• Work to do
Leave out the pictures and retype only the lines from the opening line to the line that holds "import seaborn as sns", both ends included.

┌────────

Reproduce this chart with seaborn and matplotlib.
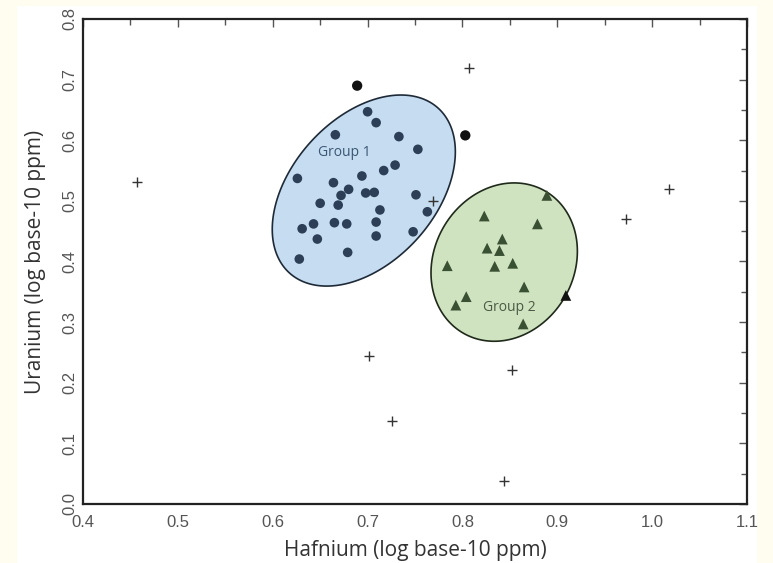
# Hafnium vs Uranium scatter, two groups with ellipses + outliers
import numpy as np
import pandas as pd
import matplotlib
matplotlib.use("Agg")
import matplotlib.pyplot as plt
from matplotlib.patches import Rectangle
from matplotlib.ticker import MultipleLocator, FormatStrFormatter
import seaborn as sns

# Group 1 (circles)
g1_hf = [0.700, 0.709, 0.666, 0.733, 0.753, 0.626, 0.664, 0.694, 0.717, 0.729,
         0.680, 0.672, 0.698, 0.707, 0.751, 0.650, 0.669, 0.713, 0.763, 0.631,
         0.643, 0.665, 0.678, 0.709, 0.647, 0.709, 0.748, 0.628, 0.679]
g1_u = [0.647, 0.629, 0.609, 0.606, 0.585, 0.537, 0.530, 0.541, 0.550, 0.559,
        0.519, 0.509, 0.513, 0.514, 0.510, 0.496, 0.493, 0.485, 0.482, 0.454,
        0.462, 0.464, 0.462, 0.465, 0.437, 0.442, 0.449, 0.404, 0.415]

# Group 2 (triangles)
g2_hf = [0.889, 0.823, 0.879, 0.842, 0.826, 0.839, 0.784, 0.834, 0.853, 0.865,
         0.804, 0.793, 0.864]
g2_u = [0.509, 0.475, 0.462, 0.437, 0.422, 0.418, 0.393, 0.392, 0.397, 0.358,
        0.342, 0.328, 0.297]

# outliers
black_circ_hf = [0.689, 0.803]
black_circ_u = [0.690, 0.608]
black_tri_hf = [0.909]
black_tri_u = [0.344]
plus_hf = [0.457, 0.807, 0.769, 1.018, 0.972, 0.702, 0.852, 0.726, 0.844]
plus_u = [0.531, 0.719, 0.500, 0.520, 0.470, 0.244, 0.221, 0.137, 0.038]

# group ellipses: centre (data), semi-axes (px), angle (deg)
ell1 = dict(cx=0.696, cy=0.517, a=111, b=72, ang=48)
ell2 = dict(cx=0.844, cy=0.399, a=82, b=70, ang=60)

sns.set_style("white")
plt.rcParams["font.family"] = ["Liberation Sans", "DejaVu Sans"]

fig = plt.figure(figsize=(7.73, 5.63), dpi=100, facecolor="#fffdf0")
fig.patches.append(Rectangle((0.022, 0), 0.957, 0.989, transform=fig.transFigure,
                             facecolor="white", edgecolor="none", zorder=-10))
ax = fig.add_axes([0.1074, 0.1048, 0.859, 0.8615])
ax.set_xlim(0.4, 1.1)
ax.set_ylim(0, 0.8)


def ellipse_pts(cx, cy, a, b, ang):
    t = np.linspace(0, 2 * np.pi, 300)
    th = np.deg2rad(ang)
    u = a * np.cos(t) * np.cos(th) - b * np.sin(t) * np.sin(th)
    v = a * np.cos(t) * np.sin(th) + b * np.sin(t) * np.cos(th)
    px, py = ax.transData.transform((cx, cy))
    return ax.transData.inverted().transform(np.column_stack([px + u, py + v]))


p1 = ellipse_pts(**ell1)
ax.fill(p1[:, 0], p1[:, 1], facecolor="#c6dcf0", edgecolor="#1e2a38", lw=1.2, zorder=1)
p2 = ellipse_pts(**ell2)
ax.fill(p2[:, 0], p2[:, 1], facecolor="#cfe3c1", edgecolor="#1f2a1a", lw=1.2, zorder=1)

df1 = pd.DataFrame({"hf": g1_hf, "u": g1_u})
df2 = pd.DataFrame({"hf": g2_hf, "u": g2_u})

sns.scatterplot(data=df1, x="hf", y="u", marker="o", s=48, color="#2c3f56",
                edgecolor="none", ax=ax, zorder=3)
sns.scatterplot(data=df2, x="hf", y="u", marker="^", s=60, color="#3a5032",
                edgecolor="none", ax=ax, zorder=3)
sns.scatterplot(x=black_circ_hf, y=black_circ_u, marker="o", s=55, color="#111111",
                edgecolor="none", ax=ax, zorder=3)
sns.scatterplot(x=black_tri_hf, y=black_tri_u, marker="^", s=60, color="#111111",
                edgecolor="none", ax=ax, zorder=3)
sns.scatterplot(x=plus_hf, y=plus_u, marker="+", s=55, color="#333333",
                linewidth=1.0, ax=ax, zorder=3)

ax.text(0.676, 0.579, "Group 1", ha="center", va="center", fontsize=10,
        color="#3b5673", family="Open Sans", zorder=4)
ax.text(0.849, 0.324, "Group 2", ha="center", va="center", fontsize=10,
        color="#4b5a42", family="Open Sans", zorder=4)

ax.xaxis.set_major_locator(MultipleLocator(0.1))
ax.xaxis.set_minor_locator(MultipleLocator(0.05))
ax.yaxis.set_major_locator(MultipleLocator(0.1))
ax.yaxis.set_minor_locator(MultipleLocator(0.05))
ax.xaxis.set_major_formatter(FormatStrFormatter("%.1f"))
ax.yaxis.set_major_formatter(FormatStrFormatter("%.1f"))
ax.tick_params(which="both", direction="in", top=True, right=True,
               color="#555555", width=1.0, labelcolor="#555555", labelsize=12)
ax.tick_params(axis="x", pad=8)
ax.tick_params(axis="y", pad=4, labelrotation=90)
ax.tick_params(which="major", length=6)
ax.tick_params(which="minor", length=4)
for s in ax.spines.values():
    s.set_linewidth(1.6)
    s.set_color("#222222")

ax.set_xlabel("Hafnium (log base-10 ppm)", fontsize=15, color="#333333",
              family="Open Sans", labelpad=7)
ax.set_ylabel("Uranium (log base-10 ppm)", fontsize=15, color="#333333",
              family="Open Sans", labelpad=12)

fig.canvas.draw()
ax.xaxis.get_major_ticks()[0].label1.set_horizontalalignment("left")
for t in ax.yaxis.get_major_ticks():
    t.label1.set_verticalalignment("center")

fig.savefig("out.png", dpi=100, facecolor=fig.get_facecolor())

└────────

• Solution to the exercise
Reproduce this chart with seaborn and matplotlib.
# Hafnium vs Uranium scatter, two groups with ellipses + outliers
import numpy as np
import pandas as pd
import matplotlib
matplotlib.use("Agg")
import matplotlib.pyplot as plt
from matplotlib.patches import Rectangle
from matplotlib.ticker import MultipleLocator, FormatStrFormatter
import seaborn as sns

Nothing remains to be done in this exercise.